Fecha: 24 de abril de 2022
Estos días la liturgia católica invita a contemplar y orar aquella escena extraordinaria, histórica, en la que el Resucitado se presenta en medio de sus discípulos, aturdidos y miedosos, ofreciéndoles la paz. Según esta imagen la paz es un regalo del Resucitado. Semejante a un trofeo que Él mismo ha conquistado tras la lucha librada en su Pasión y Muerte.
Hace unos días se celebró en el Auditorio de Barcelona un concierto en favor de los damnificados de Ucrania, que incluía una pieza coral titulada “Da nobis pacem Domine” (Señor, danos la paz). Esta es una composición de los siglos XVII y XVIII inspirada en un texto latino antiguo (siglos VI-VII). El texto dice así:
“Señor, danos la paz en nuestros días, porque no hay nadie que luche por nosotros, sino Tú, Dios nuestro”.
Esta oración alude a algunos pasajes del Antiguo Testamento, en los que el logro de la paz en Israel sobrepasaba la capacidad del rey o del pueblo mismo: no quedaba otro recurso que esperar e invocar a Dios. Frecuentemente la oración obedecía a la convicción de que Dios era más poderoso que el enemigo y tenerlo a favor aseguraba la victoria…
Pero el sentido de esta sencilla oración, a partir de Jesucristo, es muy diferente. Se refiere a la paz total, la paz mesiánica y definitiva, aunque vivida hoy concretamente, en las circunstancias que estamos viviendo. Y es en la actualidad cuando adquiere todo su valor.
Lograr la paz supone una lucha. Siempre, en el Antiguo Testamento, como en el Nuevo, hasta nuestros días, los justos, los verdaderos cristianos y los hombres de buena voluntad, han sabido que la paz hay que conquistarla, que se ha de luchar por ella (como escuchamos frecuentemente). Pero siempre hallamos unos límites muy difíciles de superar. Por un lado, resulta que para lograr la paz hay que usar la fuerza, oponerse de cualquier forma al agresor injusto. Por otro, siempre esta lucha ha quedado corta o ha fracasado. Los mejores logros en este sentido han consistido en llegar a un equilibrio de intereses y de fuerzas, un compromiso que garantice por un tiempo la no agresión.

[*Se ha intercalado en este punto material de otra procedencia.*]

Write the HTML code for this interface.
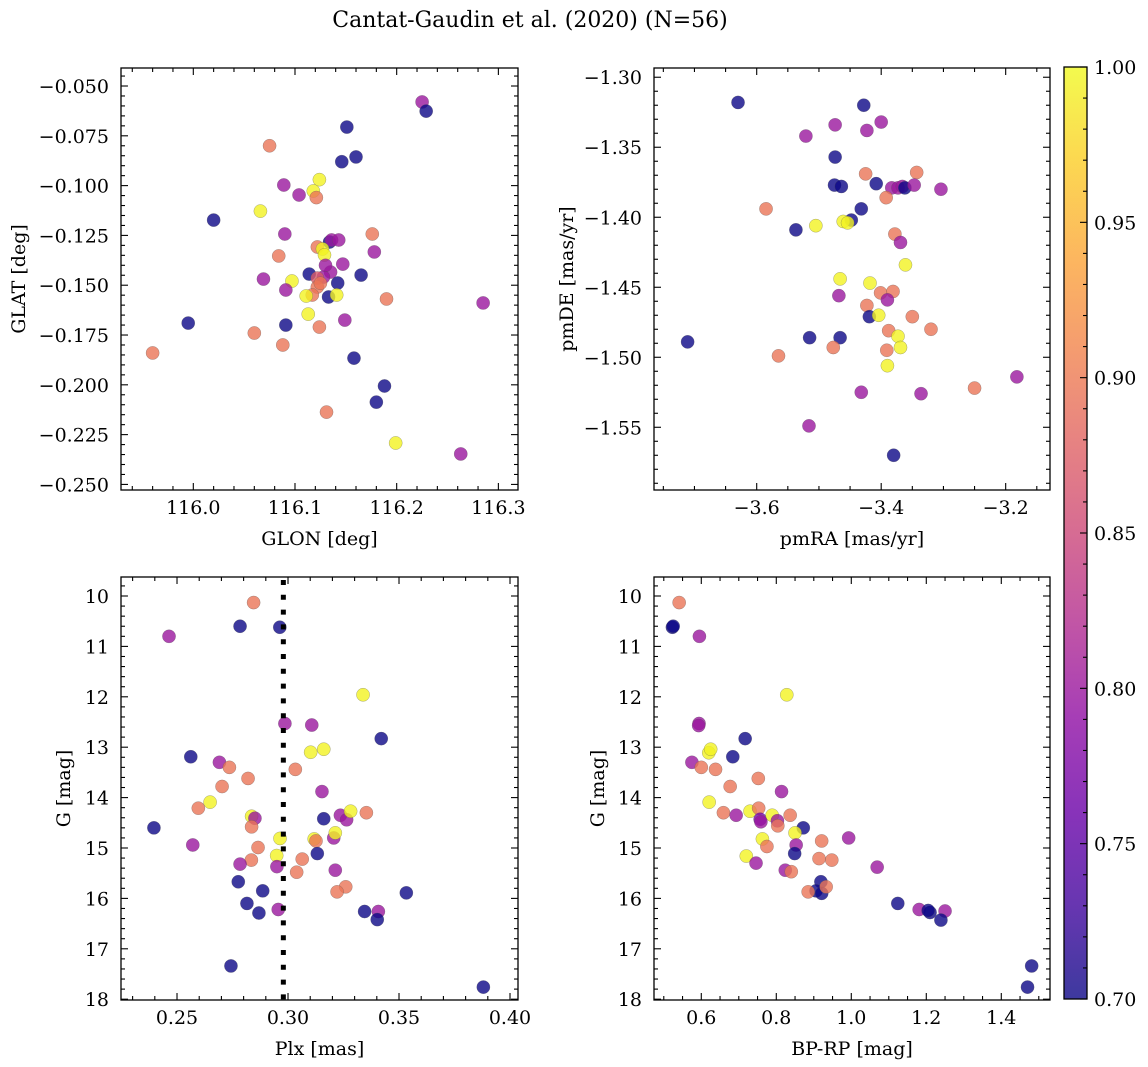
<!DOCTYPE html>
<html><head><meta charset="utf-8"><title>Cantat-Gaudin et al. (2020) (N=56)</title>
<style>html,body{margin:0;padding:0;background:#fff}svg{display:block}text{font-family:"DejaVu Serif","Liberation Serif",serif;fill:#000}</style>
</head><body>
<svg id="fig" xmlns="http://www.w3.org/2000/svg" width="1148" height="1067" viewBox="0 0 1148 1067">
<defs><linearGradient id="plasmaGrad" x1="0" y1="1" x2="0" y2="0"></linearGradient></defs>
<text x="530" y="27" text-anchor="middle" font-size="22">Cantat-Gaudin et al. (2020) (N=56)</text>
</svg>
<script>
// ---- Panel 1: GLON vs GLAT ----
const p1x=[116.225,116.229,116.151,116.075,116.146,116.160,116.124,116.089,116.118,116.121,116.104,116.066,116.020,116.090,116.176,116.134,116.136,116.143,116.122,116.127,116.129,116.178,116.084,116.147,116.114,116.135,116.128,116.122,116.165,116.142,116.069,116.097,116.122,116.091,116.117,116.111,116.133,116.141,116.190,116.285,116.113,115.995,116.149,116.091,116.060,116.124,116.088,115.960,116.158,116.188,116.180,116.131,116.199,116.263,116.125,116.130];
const p1y=[-0.058,-0.0626,-0.0706,-0.080,-0.088,-0.0856,-0.097,-0.0997,-0.1027,-0.106,-0.1047,-0.1128,-0.1173,-0.1243,-0.1243,-0.1283,-0.1273,-0.1273,-0.1308,-0.1318,-0.1348,-0.1333,-0.1353,-0.1394,-0.1444,-0.1434,-0.1459,-0.1464,-0.1449,-0.1489,-0.1469,-0.1479,-0.1509,-0.1524,-0.1549,-0.1554,-0.1559,-0.1549,-0.1569,-0.1589,-0.1645,-0.169,-0.1675,-0.170,-0.174,-0.171,-0.180,-0.184,-0.1866,-0.2006,-0.2087,-0.2137,-0.2292,-0.2347,-0.149,-0.140];
const p1c=[.80,.70,.70,.895,.70,.70,.995,.80,.995,.895,.80,.995,.70,.80,.895,.70,.80,.80,.895,.995,.995,.80,.895,.80,.70,.80,.80,.87,.70,.70,.80,.995,.895,.80,.895,.995,.70,.995,.895,.80,.995,.70,.80,.70,.895,.895,.895,.895,.70,.70,.70,.895,.995,.80,.895,.80];
const p1xTicks=[116.0,116.1,116.2,116.3];
const p1xLabels=["116.0","116.1","116.2","116.3"];
const p1yTicks=[-0.05,-0.075,-0.1,-0.125,-0.15,-0.175,-0.2,-0.225,-0.25];
const p1yLabels=["\u22120.050","\u22120.075","\u22120.100","\u22120.125","\u22120.150","\u22120.175","\u22120.200","\u22120.225","\u22120.250"];

// ---- Panel 2: pmRA vs pmDE ----
const p2x=[-3.630,-3.428,-3.474,-3.400,-3.423,-3.521,-3.474,-3.425,-3.343,-3.475,-3.464,-3.408,-3.383,-3.373,-3.366,-3.362,-3.347,-3.304,-3.392,-3.585,-3.432,-3.448,-3.461,-3.454,-3.505,-3.537,-3.378,-3.369,-3.361,-3.466,-3.418,-3.468,-3.401,-3.381,-3.390,-3.423,-3.419,-3.404,-3.350,-3.320,-3.388,-3.373,-3.369,-3.391,-3.390,-3.711,-3.515,-3.466,-3.477,-3.565,-3.182,-3.250,-3.432,-3.336,-3.516,-3.380];
const p2y=[-1.318,-1.320,-1.334,-1.332,-1.338,-1.342,-1.357,-1.369,-1.368,-1.377,-1.378,-1.376,-1.379,-1.379,-1.378,-1.379,-1.377,-1.380,-1.386,-1.394,-1.394,-1.402,-1.403,-1.404,-1.406,-1.409,-1.412,-1.418,-1.434,-1.444,-1.447,-1.456,-1.454,-1.453,-1.459,-1.463,-1.471,-1.470,-1.471,-1.480,-1.481,-1.485,-1.493,-1.495,-1.506,-1.489,-1.486,-1.486,-1.493,-1.499,-1.514,-1.522,-1.525,-1.526,-1.549,-1.570];
const p2c=[.70,.70,.80,.80,.80,.80,.70,.895,.895,.70,.70,.70,.80,.80,.80,.70,.80,.80,.895,.895,.70,.70,.995,.995,.995,.70,.895,.80,.995,.995,.995,.80,.895,.895,.80,.895,.70,.995,.895,.895,.895,.995,.995,.895,.995,.70,.70,.70,.895,.895,.80,.895,.80,.80,.80,.70];
const p2xTicks=[-3.6,-3.4,-3.2];
const p2xLabels=["\u22123.6","\u22123.4","\u22123.2"];
const p2yTicks=[-1.30,-1.35,-1.40,-1.45,-1.50,-1.55];
const p2yLabels=["\u22121.30","\u22121.35","\u22121.40","\u22121.45","\u22121.50","\u22121.55"];

// ---- Panel 3: Plx vs G ----
const p3x=[0.2845,0.2784,0.2963,0.2464,0.3338,0.2986,0.3107,0.3420,0.2562,0.2691,0.3102,0.3161,0.2736,0.3033,0.2820,0.2703,0.3153,0.2649,0.2596,0.2836,0.2851,0.2836,0.2396,0.3161,0.3236,0.3264,0.3282,0.3353,0.2964,0.3118,0.3126,0.3206,0.3213,0.2571,0.2865,0.2949,0.3132,0.3064,0.2835,0.2784,0.2950,0.3039,0.3213,0.2776,0.2886,0.3260,0.3221,0.3533,0.2815,0.2869,0.2956,0.3345,0.3407,0.3402,0.2743,0.3880];
const p3y=[10.13,10.60,10.62,10.80,11.96,12.53,12.56,12.83,13.19,13.30,13.10,13.04,13.40,13.44,13.62,13.78,13.88,14.09,14.21,14.37,14.41,14.58,14.60,14.42,14.35,14.44,14.27,14.30,14.81,14.82,14.86,14.80,14.70,14.94,14.99,15.15,15.11,15.22,15.24,15.32,15.37,15.48,15.44,15.67,15.85,15.77,15.87,15.89,16.10,16.29,16.22,16.26,16.26,16.42,17.34,17.76];
const p3c=[.895,.70,.70,.80,.995,.80,.80,.70,.70,.80,.995,.995,.895,.895,.895,.895,.80,.995,.895,.995,.80,.895,.70,.70,.80,.80,.995,.895,.995,.995,.895,.80,.995,.80,.895,.995,.70,.895,.895,.80,.80,.895,.80,.70,.70,.895,.895,.70,.70,.70,.80,.70,.80,.70,.70,.70];
const p3xTicks=[0.25,0.30,0.35,0.40];
const p3xLabels=["0.25","0.30","0.35","0.40"];
const gTicks=[10,11,12,13,14,15,16,17,18];
const gLabels=["10","11","12","13","14","15","16","17","18"];
const plxReference=0.2979;

// ---- Panel 4: BP-RP vs G ----
const p4x=[0.541,0.523,0.525,0.595,0.828,0.594,0.593,0.717,0.684,0.575,0.620,0.625,0.600,0.752,0.638,0.677,0.814,0.621,0.659,0.693,0.730,0.753,0.757,0.789,0.803,0.804,0.872,0.850,0.763,0.775,0.853,0.921,0.993,0.849,0.720,0.746,0.914,0.948,0.824,0.840,1.069,0.919,0.906,0.921,0.885,0.933,1.124,1.181,1.210,1.205,1.250,1.239,1.481,1.470,0.759,0.837];
const p4y=[10.13,10.62,10.60,10.80,11.96,12.53,12.57,12.83,13.19,13.30,13.11,13.04,13.40,13.62,13.44,13.78,13.88,14.09,14.30,14.35,14.27,14.21,14.43,14.35,14.46,14.56,14.60,14.70,14.82,14.97,14.94,14.86,14.80,15.11,15.16,15.30,15.21,15.24,15.44,15.47,15.38,15.67,15.85,15.90,15.87,15.77,16.10,16.22,16.28,16.24,16.25,16.43,17.34,17.76,14.48,14.35];
const p4c=[.895,.70,.70,.80,.995,.80,.80,.70,.70,.80,.995,.995,.895,.895,.895,.895,.80,.995,.895,.80,.995,.895,.77,.995,.80,.895,.70,.995,.995,.895,.80,.895,.80,.70,.995,.80,.895,.895,.80,.895,.80,.70,.70,.70,.895,.895,.70,.80,.70,.70,.80,.70,.70,.70,.80,.895];
const p4xTicks=[0.6,0.8,1.0,1.2,1.4];
const p4xLabels=["0.6","0.8","1.0","1.2","1.4"];

// ---- Colorbar ----
const cbTicks=[0.70,0.75,0.80,0.85,0.90,0.95,1.00];
const cbLabels=["0.70","0.75","0.80","0.85","0.90","0.95","1.00"];
const cbMin=0.70, cbMax=1.00;

const NS="http://www.w3.org/2000/svg";
const svg=document.getElementById('fig');
const FS=19;
const PLASMA=["#0d0887","#41049d","#6a00a8","#8f0da4","#b12a90","#cc4778","#e16462","#f2844b","#fca636","#fcce25","#f0f921"];
function hex(h){return [parseInt(h.substr(1,2),16),parseInt(h.substr(3,2),16),parseInt(h.substr(5,2),16)];}
function cmap(v){let t=(v-cbMin)/(cbMax-cbMin);t=Math.max(0,Math.min(1,t));const s=t*10;const i=Math.min(9,Math.floor(s));const f=s-i;const a=hex(PLASMA[i]),b=hex(PLASMA[i+1]);return 'rgb('+[0,1,2].map(k=>Math.round(a[k]+(b[k]-a[k])*f)).join(',')+')';}
function mk(tag,attrs,parent){const e=document.createElementNS(NS,tag);for(const k in attrs)e.setAttribute(k,attrs[k]);(parent||svg).appendChild(e);return e;}

function panel(id,box,xlim,ylim,xs,ys,cs,xT,xL,yT,yL,xMinor,yMinor,xlabel,ylabel,ylabX){
  const g=mk('g',{});
  
  
  const sx=v=>box.l+(v-xlim[0])/(xlim[1]-xlim[0])*(box.r-box.l);
  const sy=v=>box.b-(v-ylim[0])/(ylim[1]-ylim[0])*(box.b-box.t);
  const pts=mk('g',{},g);
  
  
  for(let i=0;i<xs.length;i++){
    const c=mk('circle',{cx:sx(xs[i]),cy:sy(ys[i]),r:6.6,fill:cmap(cs[i]),'fill-opacity':0.8,stroke:'#555','stroke-opacity':0.5,'stroke-width':0.5},pts);
    
    
  }
  const ax=mk('g',{stroke:'#000','stroke-width':1.1},g);
  
  
  const lo=Math.min(xlim[0],xlim[1]),hi=Math.max(xlim[0],xlim[1]);
  const n0=Math.ceil(lo/xMinor-1e-6),n1=Math.floor(hi/xMinor+1e-6);
  for(let n=n0;n<=n1;n++){const v=n*xMinor;const maj=xT.some(t=>Math.abs(t-v)<xMinor/10);const L=maj?7:4;const x=sx(v);
    mk('line',{x1:x,x2:x,y1:box.b,y2:box.b-L},ax);mk('line',{x1:x,x2:x,y1:box.t,y2:box.t+L},ax);}
  const ylo=Math.min(ylim[0],ylim[1]),yhi=Math.max(ylim[0],ylim[1]);
  const m0=Math.ceil(ylo/yMinor-1e-6),m1=Math.floor(yhi/yMinor+1e-6);
  for(let n=m0;n<=m1;n++){const v=n*yMinor;const maj=yT.some(t=>Math.abs(t-v)<yMinor/10);const L=maj?7:4;const y=sy(v);
    mk('line',{x1:box.l,x2:box.l+L,y1:y,y2:y},ax);mk('line',{x1:box.r,x2:box.r-L,y1:y,y2:y},ax);}
  const fr=mk('rect',{x:box.l,y:box.t,width:box.r-box.l,height:box.b-box.t,fill:'none',stroke:'#000','stroke-width':1.3},g);
  
  
  for(let i=0;i<xT.length;i++){const t=mk('text',{x:sx(xT[i]),y:box.b+24,'text-anchor':'middle','font-size':FS},g);t.textContent=xL[i];
    
    }
  for(let i=0;i<yT.length;i++){const t=mk('text',{x:box.l-12,y:sy(yT[i])+7,'text-anchor':'end','font-size':FS},g);t.textContent=yL[i];
    
    }
  const xl=mk('text',{x:(box.l+box.r)/2,y:box.b+55,'text-anchor':'middle','font-size':FS},g);xl.textContent=xlabel;
  
  
  const cy=(box.t+box.b)/2;
  const yl=mk('text',{x:ylabX,y:cy,'text-anchor':'middle','font-size':FS,transform:'rotate(-90 '+ylabX+' '+cy+')'},g);yl.textContent=ylabel;
  
  
  return {sx,sy,g};
}

panel('glon-glat',{l:121,r:518,t:68,b:490},[115.9289,116.3193],[-0.2528,-0.04096],p1x,p1y,p1c,p1xTicks,p1xLabels,p1yTicks,p1yLabels,0.02,0.005,'GLON [deg]','GLAT [deg]',25);
panel('pm',{l:654,r:1050,t:68,b:490},[-3.765,-3.1288],[-1.5948,-1.2934],p2x,p2y,p2c,p2xTicks,p2xLabels,p2yTicks,p2yLabels,0.05,0.01,'pmRA [mas/yr]','pmDE [mas/yr]',573);
const P3=panel('plx-g',{l:121,r:518,t:577,b:1000},[0.22477,0.40360],[18.016,9.623],p3x,p3y,p3c,p3xTicks,p3xLabels,gTicks,gLabels,0.01,0.2,'Plx [mas]','G [mag]',70);
panel('cmd',{l:654,r:1050,t:577,b:1000},[0.4739,1.5299],[18.016,9.623],p4x,p4y,p4c,p4xTicks,p4xLabels,gTicks,gLabels,0.05,0.2,'BP-RP [mag]','G [mag]',604);

const vl=mk('line',{x1:P3.sx(plxReference),x2:P3.sx(plxReference),y1:580,y2:1000,stroke:'#000','stroke-width':5,'stroke-dasharray':'5,9.8'},P3.g);



// colorbar
const grad=document.getElementById('plasmaGrad');
PLASMA.forEach((c,i)=>{mk('stop',{offset:(i*10)+'%','stop-color':c,'stop-opacity':0.8},grad);});
const cb={l:1064,r:1087,t:67,b:999};
const cbg=mk('g',{});


mk('rect',{x:cb.l,y:cb.t,width:cb.r-cb.l,height:cb.b-cb.t,fill:'url(#plasmaGrad)',stroke:'#000','stroke-width':1.3},cbg);
const cy=v=>cb.b-(v-cbMin)/(cbMax-cbMin)*(cb.b-cb.t);
for(let n=70;n<=100;n++){const v=n/100;const maj=n%5===0;const y=cy(v);mk('line',{x1:cb.r,x2:cb.r-(maj?7:4),y1:y,y2:y,stroke:'#000','stroke-width':1.1},cbg);}
for(let i=0;i<cbTicks.length;i++){const t=mk('text',{x:cb.r+7,y:cy(cbTicks[i])+7,'font-size':FS},cbg);t.textContent=cbLabels[i];
  
  }
</script>
</body></html>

Si obedecemos al deseo profundo que sentimos todos los seres humanos, el anhelo de no contentarse con esta paz “pactada” y buscar una paz duradera y auténtica, no tendremos otro remedio sino orar, como hace este breve himno.
Esta invocación es hoy perfectamente válida. “No hay nadie que luche por nosotros”; es decir, nada ni nadie que nos alcance la paz.
San Pablo dirigió unas palabras a los cristianos de Éfeso, convertidos del paganismo, que hoy nos pueden sonar pretenciosas:
“Vosotros vivíais en el mundo sin esperanza y sin Dios” (Ef 2,12)
Unas palabras que dan a entender que la esperanza, esa esperanza que nos salva y nos ayuda a seguir viviendo superando cualquier amenaza y forma de muerte, está vinculada a la fe en el Dios de Jesucristo. Así mismo, estas palabras nos dicen que quien cree y se ha convertido al Dios, Padre de Jesucristo, vive y contagia la esperanza.
Bienvenidos todos los esfuerzos en el terreno económico, político, psicológico, artístico y mediático, para conseguir la paz. Nosotros seguiremos pidiendo, esperando, recibiendo y trabajando el gran don del Resucitado.